_DATA FOR THIS TASK:_

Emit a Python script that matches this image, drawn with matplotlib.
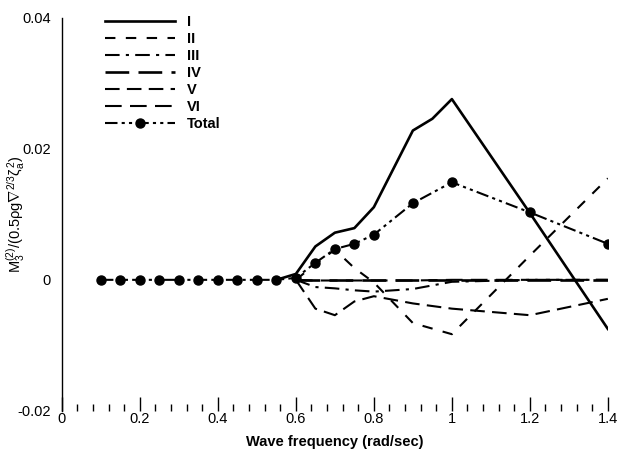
import matplotlib
matplotlib.use("Agg")
import matplotlib.pyplot as plt
from matplotlib.ticker import MultipleLocator

plt.rcParams['font.family'] = ['Liberation Sans', 'DejaVu Sans']
plt.rcParams['mathtext.fontset'] = 'custom'
plt.rcParams['mathtext.rm'] = 'Liberation Sans'
plt.rcParams['mathtext.it'] = 'Liberation Sans'

# wave frequency grids
freq_low = [0.1, 0.15, 0.2, 0.25, 0.3, 0.35, 0.4, 0.45, 0.5, 0.55]
freq_high = [0.6, 0.65, 0.7, 0.75, 0.8, 0.9, 1.0, 1.2, 1.4]
freq_I = [0.55, 0.6, 0.65, 0.7, 0.75, 0.8, 0.9, 0.95, 1.0, 1.2, 1.4]

m_I = [0.0, 0.0009, 0.0051, 0.0072, 0.0079, 0.0111, 0.0228, 0.0246, 0.0276, 0.0102, -0.0075]
m_II = [0.0, 0.0024, 0.0046, 0.0018, -0.0004, -0.0066, -0.0083, 0.0037, 0.0155]
m_III = [0.0, -0.0011, -0.0013, -0.0016, -0.0018, -0.0014, -0.0003, 0.0, 0.0]
m_IV = [0.0, 0.0, 0.0, 0.0, 0.0, 0.0, 0.0, 0.0, 0.0]
m_V = [0.0, -0.0044, -0.0054, -0.0033, -0.0025, -0.0036, -0.0044, -0.0054, -0.0029]
m_VI = [0.0, -0.0001, -0.0001, -0.0001, -0.0001, -0.0001, 0.0, 0.0, 0.0]
m_total = [0.0] * 10 + [0.0003, 0.0026, 0.0047, 0.0055, 0.0069, 0.0117, 0.0149, 0.0103, 0.0055]

fig = plt.figure(figsize=(6.19, 4.59), dpi=100)
ax = fig.add_axes([0.100, 0.105, 0.882, 0.856])

ax.plot(freq_I, m_I, color='black', lw=1.9, ls='-', label='I')
ax.plot(freq_high, m_II, color='black', lw=1.5, ls=(0, (5, 5)), label='II')
ax.plot(freq_high, m_III, color='black', lw=1.5, ls=(0, (7, 3, 1.5, 3)), label='III')
ax.plot(freq_high, m_IV, color='black', lw=1.9, ls=(0, (9, 3.5)), label='IV')
ax.plot(freq_high, m_V, color='black', lw=1.5, ls=(0, (7, 3.5)), label='V')
ax.plot(freq_high, m_VI, color='black', lw=1.5, ls=(0, (8, 4)), label='VI')
ax.plot(freq_low + freq_high, m_total, color='black', lw=1.5,
        ls=(0, (6, 2, 1.5, 2, 1.5, 2)), marker='o', ms=6.5, label='Total')

ax.set_xlim(0, 1.4)
ax.set_ylim(-0.02, 0.04)

ax.xaxis.set_minor_locator(MultipleLocator(0.04))
ax.set_xticks([0, 0.2, 0.4, 0.6, 0.8, 1.0, 1.2, 1.4])
ax.set_xticklabels(['0', '0.2', '0.4', '0.6', '0.8', '1', '1.2', '1.4'])
ax.set_yticks([-0.02, 0, 0.02, 0.04])
ax.set_yticklabels(['-0.02', '0', '0.02', '0.04'])

ax.tick_params(axis='x', which='major', direction='in', length=10, width=1, labelsize=10.5, pad=1)
ax.tick_params(axis='x', which='minor', direction='in', length=5, width=1)
ax.tick_params(axis='y', length=0, labelsize=10.5, pad=8)

for s in ['top', 'right', 'bottom']:
    ax.spines[s].set_visible(False)
ax.spines['left'].set_linewidth(1.0)

ax.set_xlabel('Wave frequency (rad/sec)', fontsize=10.5, fontweight='bold')
ax.xaxis.set_label_coords(0.5, -0.062)
ax.set_ylabel(r'M$_3^{(2)}$/(0.5$\rho$g$\nabla^{2/3}\zeta_a^2$)', fontsize=10.5)
ax.yaxis.set_label_coords(-0.062, 0.5)

leg = ax.legend(loc='upper left', bbox_to_anchor=(0.055, 1.04), frameon=False,
                handlelength=4.8, handletextpad=0.8, labelspacing=0.2,
                prop={'size': 10.5, 'weight': 'bold'})

fig.savefig('out.png', dpi=100)
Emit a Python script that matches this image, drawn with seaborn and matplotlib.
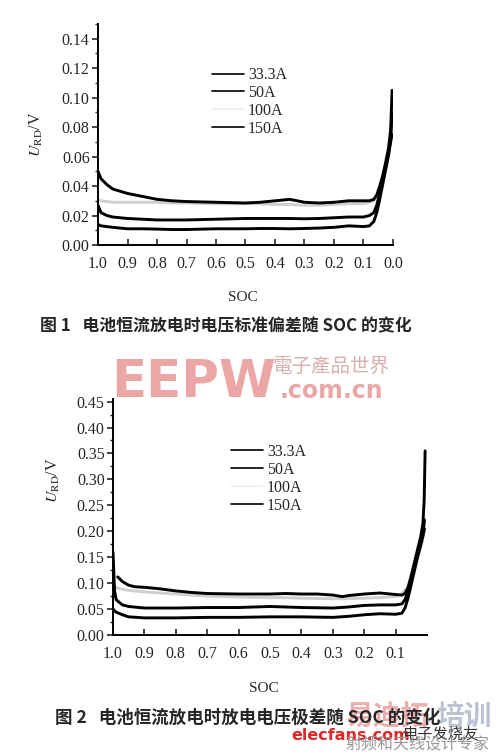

_WHAT YOU ARE ASKED TO DO:_ Print each of the records above exactly as written, leaving no picture in the copy.

_THE OUTPUT:_
Emit a Python script that matches this image, drawn with matplotlib.
import matplotlib
matplotlib.use("Agg")
import matplotlib.pyplot as plt
from matplotlib.ticker import MultipleLocator

plt.rcParams['font.family'] = ['Liberation Sans', 'DejaVu Sans']
plt.rcParams['mathtext.fontset'] = 'custom'
plt.rcParams['mathtext.rm'] = 'Liberation Sans'
plt.rcParams['mathtext.it'] = 'Liberation Sans'

# wave frequency grids
freq_low = [0.1, 0.15, 0.2, 0.25, 0.3, 0.35, 0.4, 0.45, 0.5, 0.55]
freq_high = [0.6, 0.65, 0.7, 0.75, 0.8, 0.9, 1.0, 1.2, 1.4]
freq_I = [0.55, 0.6, 0.65, 0.7, 0.75, 0.8, 0.9, 0.95, 1.0, 1.2, 1.4]

m_I = [0.0, 0.0009, 0.0051, 0.0072, 0.0079, 0.0111, 0.0228, 0.0246, 0.0276, 0.0102, -0.0075]
m_II = [0.0, 0.0024, 0.0046, 0.0018, -0.0004, -0.0066, -0.0083, 0.0037, 0.0155]
m_III = [0.0, -0.0011, -0.0013, -0.0016, -0.0018, -0.0014, -0.0003, 0.0, 0.0]
m_IV = [0.0, 0.0, 0.0, 0.0, 0.0, 0.0, 0.0, 0.0, 0.0]
m_V = [0.0, -0.0044, -0.0054, -0.0033, -0.0025, -0.0036, -0.0044, -0.0054, -0.0029]
m_VI = [0.0, -0.0001, -0.0001, -0.0001, -0.0001, -0.0001, 0.0, 0.0, 0.0]
m_total = [0.0] * 10 + [0.0003, 0.0026, 0.0047, 0.0055, 0.0069, 0.0117, 0.0149, 0.0103, 0.0055]

fig = plt.figure(figsize=(6.19, 4.59), dpi=100)
ax = fig.add_axes([0.100, 0.105, 0.882, 0.856])

ax.plot(freq_I, m_I, color='black', lw=1.9, ls='-', label='I')
ax.plot(freq_high, m_II, color='black', lw=1.5, ls=(0, (5, 5)), label='II')
ax.plot(freq_high, m_III, color='black', lw=1.5, ls=(0, (7, 3, 1.5, 3)), label='III')
ax.plot(freq_high, m_IV, color='black', lw=1.9, ls=(0, (9, 3.5)), label='IV')
ax.plot(freq_high, m_V, color='black', lw=1.5, ls=(0, (7, 3.5)), label='V')
ax.plot(freq_high, m_VI, color='black', lw=1.5, ls=(0, (8, 4)), label='VI')
ax.plot(freq_low + freq_high, m_total, color='black', lw=1.5,
        ls=(0, (6, 2, 1.5, 2, 1.5, 2)), marker='o', ms=6.5, label='Total')

ax.set_xlim(0, 1.4)
ax.set_ylim(-0.02, 0.04)

ax.xaxis.set_minor_locator(MultipleLocator(0.04))
ax.set_xticks([0, 0.2, 0.4, 0.6, 0.8, 1.0, 1.2, 1.4])
ax.set_xticklabels(['0', '0.2', '0.4', '0.6', '0.8', '1', '1.2', '1.4'])
ax.set_yticks([-0.02, 0, 0.02, 0.04])
ax.set_yticklabels(['-0.02', '0', '0.02', '0.04'])

ax.tick_params(axis='x', which='major', direction='in', length=10, width=1, labelsize=10.5, pad=1)
ax.tick_params(axis='x', which='minor', direction='in', length=5, width=1)
ax.tick_params(axis='y', length=0, labelsize=10.5, pad=8)

for s in ['top', 'right', 'bottom']:
    ax.spines[s].set_visible(False)
ax.spines['left'].set_linewidth(1.0)

ax.set_xlabel('Wave frequency (rad/sec)', fontsize=10.5, fontweight='bold')
ax.xaxis.set_label_coords(0.5, -0.062)
ax.set_ylabel(r'M$_3^{(2)}$/(0.5$\rho$g$\nabla^{2/3}\zeta_a^2$)', fontsize=10.5)
ax.yaxis.set_label_coords(-0.062, 0.5)

leg = ax.legend(loc='upper left', bbox_to_anchor=(0.055, 1.04), frameon=False,
                handlelength=4.8, handletextpad=0.8, labelspacing=0.2,
                prop={'size': 10.5, 'weight': 'bold'})

fig.savefig('out.png', dpi=100)
Emit a Python script that matches this image, drawn with seaborn and matplotlib.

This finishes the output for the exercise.